Well, at the risk of ridicule, I'll assert that this an area that the Alternity games system handled well.

Alternity had wound penalties, but these penalties only generate a moderate impact on your ability to get an "ordinary success" on anything you attempted, but a much more detrimental impact on your ability to attain a good success and it FUBAR'd your chance at pulling off an amazing success (a crit).

So things don't turn into a flurry of misses. What does happen is wounded combatants are much, much, less likely to do something horrible like shoot you through the eye. And if you are well enough armored to absorb most of the damage from ordinary grade hits, it could actually be rational to move on to another uninjured opponent who has a much higher chance of shooting off one of your testicles.

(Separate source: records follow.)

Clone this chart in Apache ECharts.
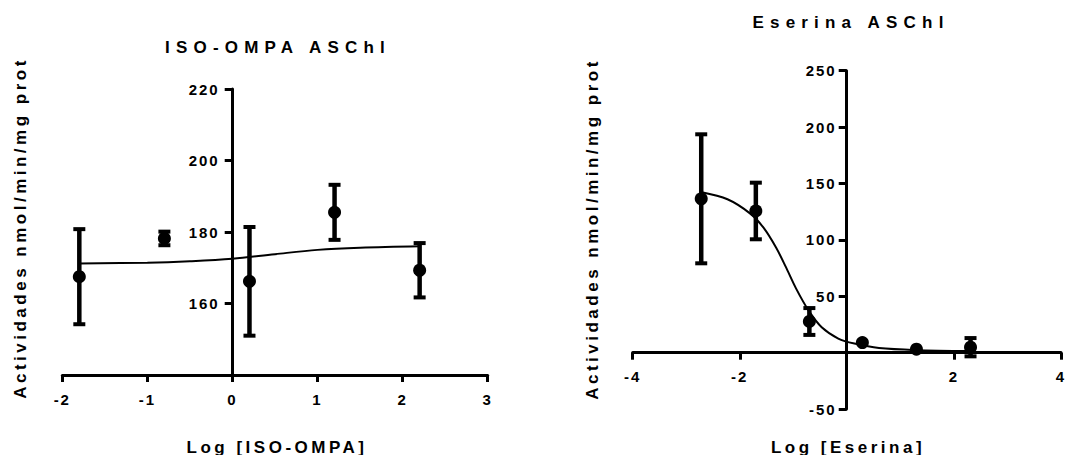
<!DOCTYPE html>
<html><head><meta charset="utf-8">
<script src="https://cdn.jsdelivr.net/npm/echarts@6/dist/echarts.min.js"></script>
<style>html,body{margin:0;padding:0;background:#fff}#c{width:1078px;height:455px}</style>
</head><body><div id="c"></div>
<script>
// ---- Left panel: ISO-OMPA ----
const isoTitle = 'ISO-OMPA ASChl';
const isoXName = 'Log [ISO-OMPA]';
const isoX = [-1.8, -0.8, 0.2, 1.2, 2.2];
const isoMean = [167.5, 178.2, 166.2, 185.5, 169.3];
const isoErr = [13.3, 1.9, 15.2, 7.7, 7.6];
const isoFitX = [-1.8, -1.0, -0.5, 0.0, 0.5, 1.0, 1.5, 2.2];
const isoFitY = [171.2, 171.4, 171.8, 172.5, 173.8, 175.0, 175.6, 176.0];
const isoYTicks = [160, 180, 200, 220];

// ---- Right panel: Eserina ----
const eseTitle = 'Eserina ASChl';
const eseXName = 'Log [Eserina]';
const eseX = [-2.72, -1.70, -0.70, 0.29, 1.30, 2.31];
const eseMean = [136.4, 125.6, 27.6, 8.9, 3.0, 4.8];
const eseErr = [57.2, 25.1, 11.9, 0, 0, 8.1];
const eseFitX = [-2.73, -2.23, -1.81, -1.56, -1.32, -1.14, -0.95, -0.71, -0.47, -0.16, 0.14, 0.6, 1.3, 2.31];
const eseFitY = [142.4, 136.0, 123.5, 111.0, 93.0, 76.0, 57.0, 37.0, 22.5, 12.5, 8.0, 4.0, 2.2, 1.5];
const eseXTicks = [-4, -2, 2, 4];
const eseYTicks = [-50, 50, 100, 150, 200, 250];

const yName = 'Actividades nmol/min/mg prot';

const FF = '"Liberation Sans", Arial, sans-serif';
const BLACK = '#000';

function zip(a, b) { return a.map((v, i) => [v, b[i]]); }

function errSeries(idx, xs, means, errs) {
  const data = [];
  xs.forEach((x, k) => { if (errs[k] > 0) data.push([x, means[k] - errs[k], means[k] + errs[k]]); });
  return {
    type: 'custom', xAxisIndex: idx, yAxisIndex: idx, data: data, z: 3,
    renderItem: function (params, api) {
      const lo = api.coord([api.value(0), api.value(1)]);
      const hi = api.coord([api.value(0), api.value(2)]);
      const w = 6;
      return {
        type: 'group', children: [
          { type: 'line', shape: { x1: lo[0], y1: lo[1], x2: hi[0], y2: hi[1] }, style: { stroke: BLACK, lineWidth: 4.5 } },
          { type: 'line', shape: { x1: hi[0] - w, y1: hi[1], x2: hi[0] + w, y2: hi[1] }, style: { stroke: BLACK, lineWidth: 4 } },
          { type: 'line', shape: { x1: lo[0] - w, y1: lo[1], x2: lo[0] + w, y2: lo[1] }, style: { stroke: BLACK, lineWidth: 4 } }
        ]
      };
    }
  };
}

const tickLabel = { color: BLACK, fontSize: 15, fontWeight: 'bold', fontFamily: FF };
const axisLineStyle = { color: BLACK, width: 3 };

function txt(x, y, text, rot) {
  const o = { type: 'text', x: x, y: y, style: { text: text, font: 'bold 17px ' + FF, fill: BLACK,
    align: 'center', verticalAlign: 'middle', textAlign: 'center', textVerticalAlign: 'middle' } };
  if (rot) o.rotation = rot;
  return o;
}

const option = {
  animation: false,
  backgroundColor: '#fff',
  grid: [
    { left: 62.3, right: 590.3, top: 89, bottom: 80, containLabel: false, outerBoundsMode: 'none' },
    { left: 632.7, right: 17, top: 70.7, bottom: 46, containLabel: false, outerBoundsMode: 'none' }
  ],
  xAxis: [
    { gridIndex: 0, type: 'value', position: 'bottom', min: -2, max: 3, interval: 1,
      axisLine: { onZero: false, lineStyle: axisLineStyle },
      axisTick: { length: 7, lineStyle: { color: BLACK, width: 3 } },
      axisLabel: Object.assign({ margin: 17 }, tickLabel),
      splitLine: { show: false } },
    { gridIndex: 1, type: 'value', position: 'bottom', offset: -56.3, min: -4, max: 4, interval: 2,
      axisLine: { onZero: false, lineStyle: axisLineStyle },
      axisTick: { length: 7, customValues: eseXTicks, lineStyle: { color: BLACK, width: 3 } },
      axisLabel: Object.assign({ margin: 16, customValues: eseXTicks }, tickLabel),
      splitLine: { show: false } }
  ],
  yAxis: [
    { gridIndex: 0, type: 'value', position: 'left', offset: -170.4, min: 140, max: 220, interval: 20,
      axisLine: { show: true, onZero: false, lineStyle: axisLineStyle },
      axisTick: { show: true, length: 8, customValues: isoYTicks, lineStyle: { color: BLACK, width: 3 } },
      axisLabel: Object.assign({ margin: 13, customValues: isoYTicks }, tickLabel),
      splitLine: { show: false } },
    { gridIndex: 1, type: 'value', position: 'left', offset: -214, min: -50, max: 250, interval: 50,
      axisLine: { show: true, onZero: false, lineStyle: axisLineStyle },
      axisTick: { show: true, length: 8, customValues: eseYTicks, lineStyle: { color: BLACK, width: 3 } },
      axisLabel: Object.assign({ margin: 10, customValues: eseYTicks }, tickLabel),
      splitLine: { show: false } }
  ],
  graphic: [
    txt(278, 47, isoTitle),
    txt(851, 22, eseTitle),
    txt(277, 447, isoXName),
    txt(848, 447, eseXName),
    txt(20, 228, yName, Math.PI / 2),
    txt(592, 229, yName, Math.PI / 2)
  ],
  series: [
    { type: 'line', xAxisIndex: 0, yAxisIndex: 0, data: zip(isoFitX, isoFitY), smooth: 0.35, showSymbol: false, symbol: 'none',
      lineStyle: { color: BLACK, width: 2 }, z: 2 },
    errSeries(0, isoX, isoMean, isoErr),
    { type: 'scatter', xAxisIndex: 0, yAxisIndex: 0, data: zip(isoX, isoMean), symbol: 'circle', symbolSize: 13,
      itemStyle: { color: BLACK, opacity: 1 }, z: 4 },
    { type: 'line', xAxisIndex: 1, yAxisIndex: 1, data: zip(eseFitX, eseFitY), smooth: 0.3, showSymbol: false, symbol: 'none',
      lineStyle: { color: BLACK, width: 2 }, z: 2 },
    errSeries(1, eseX, eseMean, eseErr),
    { type: 'scatter', xAxisIndex: 1, yAxisIndex: 1, data: zip(eseX, eseMean), symbol: 'circle', symbolSize: 13,
      itemStyle: { color: BLACK, opacity: 1 }, z: 4 }
  ]
};

const chart = echarts.init(document.getElementById('c'), null, { renderer: 'svg' });
chart.setOption(option);

const TITLES = [isoTitle, eseTitle];
const NAMES = [isoXName, eseXName, yName];
function applySpacing() {
  chart.getDom().querySelectorAll('text').forEach(function (t) {
    const s = t.textContent;
    let sp = 2;
    if (TITLES.indexOf(s) >= 0) sp = 6.2;
    else if (NAMES.indexOf(s) >= 0) sp = 3.5;
    t.style.letterSpacing = sp + 'px';
  });
}
applySpacing();
chart.on('finished', applySpacing);
</script>
</body></html>
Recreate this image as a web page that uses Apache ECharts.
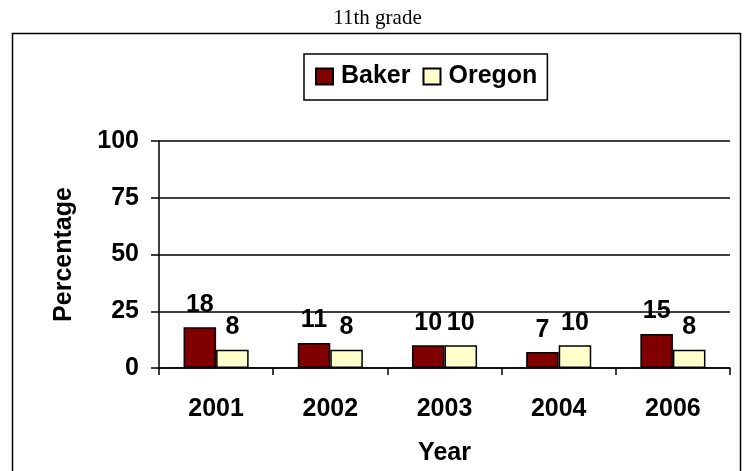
<!DOCTYPE html>
<html lang="en">
<head>
    <meta charset="UTF-8">
    <title>11th grade</title>
    <script src="https://cdn.jsdelivr.net/npm/echarts@6/dist/echarts.min.js"></script>
    <style>
        html, body { margin: 0; padding: 0; background: #fff; }
    </style>
</head>
<body>
<div id="chart" style="width: 755px;height: 471px"></div>
<script type="text/javascript">
    // data
    var years = ['2001', '2002', '2003', '2004', '2006'];
    var bakerValues = [18, 11, 10, 7, 15];
    var oregonValues = [8, 8, 10, 10, 8];

    var chart = echarts.init(document.getElementById('chart'));

    var boldText = {
        fontFamily: 'Arial, "Liberation Sans", sans-serif',
        fontWeight: 'bold',
        fontSize: 25,
        color: '#000'
    };

    function barLabel() {
        return Object.assign({show: true, position: 'top', distance: 10}, boldText);
    }

    var options = {
        animation: false,
        title: {
            text: '11th grade',
            left: 'center',
            top: 3,
            textStyle: {
                fontFamily: '"Liberation Serif", "Times New Roman", serif',
                fontWeight: 'normal',
                fontSize: 21,
                color: '#000'
            }
        },
        // outer frame around the chart area
        graphic: [{
            type: 'rect',
            shape: {x: 12.5, y: 33.5, width: 728, height: 440},
            style: {fill: null, stroke: '#000', lineWidth: 1.5},
            silent: true
        }],
        legend: {
            data: ['Baker', 'Oregon'],
            icon: 'rect',
            left: 304,
            top: 54,
            itemWidth: 17,
            itemHeight: 16,
            itemGap: 12,
            padding: [10, 10, 11, 11],
            borderColor: '#000',
            borderWidth: 1.5,
            textStyle: Object.assign({padding: [0, 0, 0, 3]}, boldText)
        },
        grid: {
            left: 159,
            right: 25,
            top: 141,
            bottom: 103
        },
        xAxis: {
            type: 'category',
            data: years,
            name: 'Year',
            nameLocation: 'middle',
            nameGap: 73,
            nameTextStyle: Object.assign({}, boldText, {letterSpacing: 3}),
            axisLine: {lineStyle: {color: '#000', width: 1.5}},
            axisTick: {show: true, length: 7, lineStyle: {color: '#000', width: 1.5}},
            axisLabel: Object.assign({margin: 29}, boldText)
        },
        yAxis: {
            type: 'value',
            min: 0,
            max: 100,
            interval: 25,
            name: 'Percentage',
            nameLocation: 'middle',
            nameGap: 82,
            nameRotate: 90,
            nameTextStyle: Object.assign({}, boldText, {letterSpacing: 1.5}),
            axisLine: {show: true, lineStyle: {color: '#000', width: 1.5}},
            axisTick: {show: true, length: 8, lineStyle: {color: '#000', width: 1.5}},
            axisLabel: Object.assign({margin: 20}, boldText, {letterSpacing: 1}),
            splitLine: {lineStyle: {color: '#000', width: 1.5}}
        },
        series: [
            {
                name: 'Baker',
                type: 'bar',
                data: bakerValues,
                barGap: '0%',
                barCategoryGap: '43%',
                itemStyle: {color: '#800000', borderColor: '#000', borderWidth: 1.5},
                label: barLabel()
            },
            {
                name: 'Oregon',
                type: 'bar',
                data: oregonValues,
                itemStyle: {color: '#ffffcc', borderColor: '#000', borderWidth: 1.5},
                label: barLabel()
            }
        ]
    };
    chart.setOption(options);
</script>
</body>
</html>
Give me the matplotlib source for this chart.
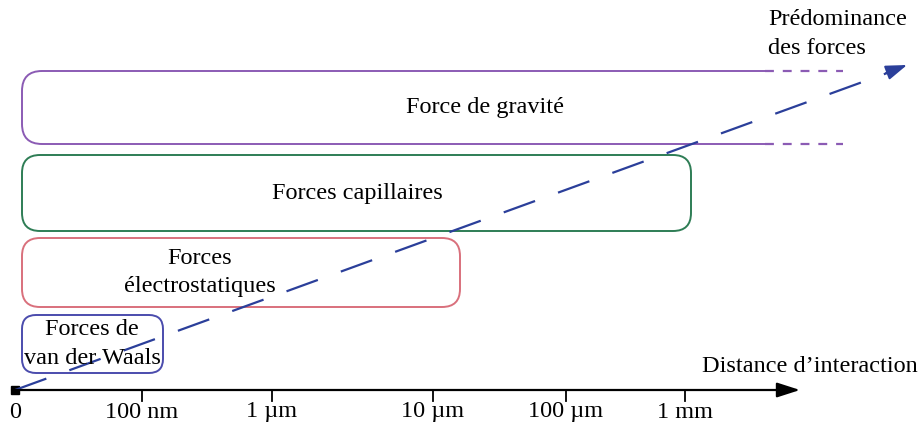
import matplotlib.pyplot as plt
from matplotlib.patches import FancyBboxPatch, Rectangle

plt.rcParams['font.family'] = ['Liberation Serif', 'DejaVu Serif']

# Axe des distances (positions en pixels sur le schéma)
tick_labels = ['0', '100 nm', '1 µm', '10 µm', '100 µm', '1 mm']
tick_pos = [15, 142, 272, 433, 566, 685]

# Domaines des forces
forces = ['Forces de\nvan der Waals', 'Forces\nélectrostatiques',
          'Forces capillaires', 'Force de gravité']
x_debut = [22, 22, 22, 22]
x_fin = [163, 460, 691, 765]
y_bas = [56, 122, 198, 285]
y_haut = [114, 191, 274, 358]
texte_x = [92, 200, 357, 485]
couleurs = ['#4b4cad', '#d9707c', '#2e7d55', '#8b5bb4']
arrondi = [14, 18, 18, 20]

fs = 17.5

fig = plt.figure(figsize=(9.2, 4.29), dpi=100)
ax = fig.add_axes([0, 0, 1, 1])
ax.set_xlim(0, 920)
ax.set_ylim(0, 429)
ax.axis('off')

for i in range(len(forces)):
    largeur = x_fin[i] - x_debut[i]
    if i == 3:
        largeur += 60  # ouvert à droite
    box = FancyBboxPatch((x_debut[i], y_bas[i]), largeur, y_haut[i] - y_bas[i],
                         boxstyle='round,pad=0,rounding_size=%d' % arrondi[i],
                         fc='none', ec=couleurs[i], lw=1.4)
    ax.add_patch(box)
    if i == 3:
        clip = Rectangle((0, 0), x_fin[i], 429, transform=ax.transData)
        box.set_clip_path(clip)
        for y in (y_bas[i], y_haut[i]):
            ax.plot([x_fin[i], 843], [y, y], color=couleurs[i], lw=1.6,
                    ls=(0, (4, 4)))
    ax.text(texte_x[i], (y_bas[i] + y_haut[i]) / 2, forces[i], ha='center',
            va='center', fontsize=fs, linespacing=1.45)

# Axe horizontal
y_axe = 39
ax.annotate('', xy=(800, y_axe), xytext=(12, y_axe),
            arrowprops=dict(arrowstyle='-|>,head_length=1.4,head_width=0.45',
                            color='black', lw=1.6, shrinkA=0, shrinkB=0))
ax.plot([15], [y_axe], marker='s', color='black', ms=6)
for p, lab in zip(tick_pos, tick_labels):
    if p != tick_pos[0]:
        ax.plot([p, p], [y_axe, y_axe - 11], color='black', lw=1.3)
    ax.text(p, y_axe - 22, lab, ha='center', va='center', fontsize=fs)
ax.text(918, 62, 'Distance d\u2019interaction', ha='right', va='center', fontsize=fs)

# Flèche de prédominance
ax.plot([15, 890], [y_axe, 357], color='#2b3f9a', lw=1.6, ls=(0, (15, 11)))
ax.annotate('', xy=(907, 364), xytext=(886, 356),
            arrowprops=dict(arrowstyle='-|>,head_length=1.3,head_width=0.45',
                            color='#2b3f9a', lw=1.4, shrinkA=0, shrinkB=0))
ax.text(768, 395, 'Prédominance\ndes forces', ha='left', va='center',
        fontsize=fs, linespacing=1.45)

plt.savefig('out.png', dpi=100)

Now every system that introduced wound penalties is introducing a "death spiral," which means that combat has a nearly irresistible momentum. The first party to draw blood (and inflict penalties / death) is the going to be the winning party.

Most games have a way to short-circuit the death spiral. In shadowrun 3e you bought a pain editor, in SR-4 you just fail to care, and in Alternity you could invest in the Resist Pain skill which gave you a chance to ignore variable amount of wound penalties depending on your degree of success. So in a variety of systems, if you do get wounded, you tough-guy action hero doesn't automatically have to become a mess of suck and fail.

One other rambling point I'll offer is that Alternity penalties accumulated at a more than linear rate. A 1 step penalty mean a d4 was rolled against you to muck up your original roll. At 2 steps: d6, 3 steps: d8, 4 steps: d12, 5 steps: d20, and additional d20's from there on out.

Cover, positioning, tactics and shit can also impose penalties, all of which stack. So if Rambo is assaulting an entrenched position, he might pull it off, but if he gets winged, the increasing severity of these penalties - especially at the high end - will really make him evaluate whether or not to continue this course of action.

On the other hand, if Rambo was the one fighting from a strong position, wound penalties alone wouldn't be enough to make him lose the fight. So these penalties aren't deterministic. They could greatly aggravate a bad situation, or mildly complicate a good one.
Last edited by Captain_Karzak on Fri Jun 17, 2011 3:05 am, edited 1 time in total.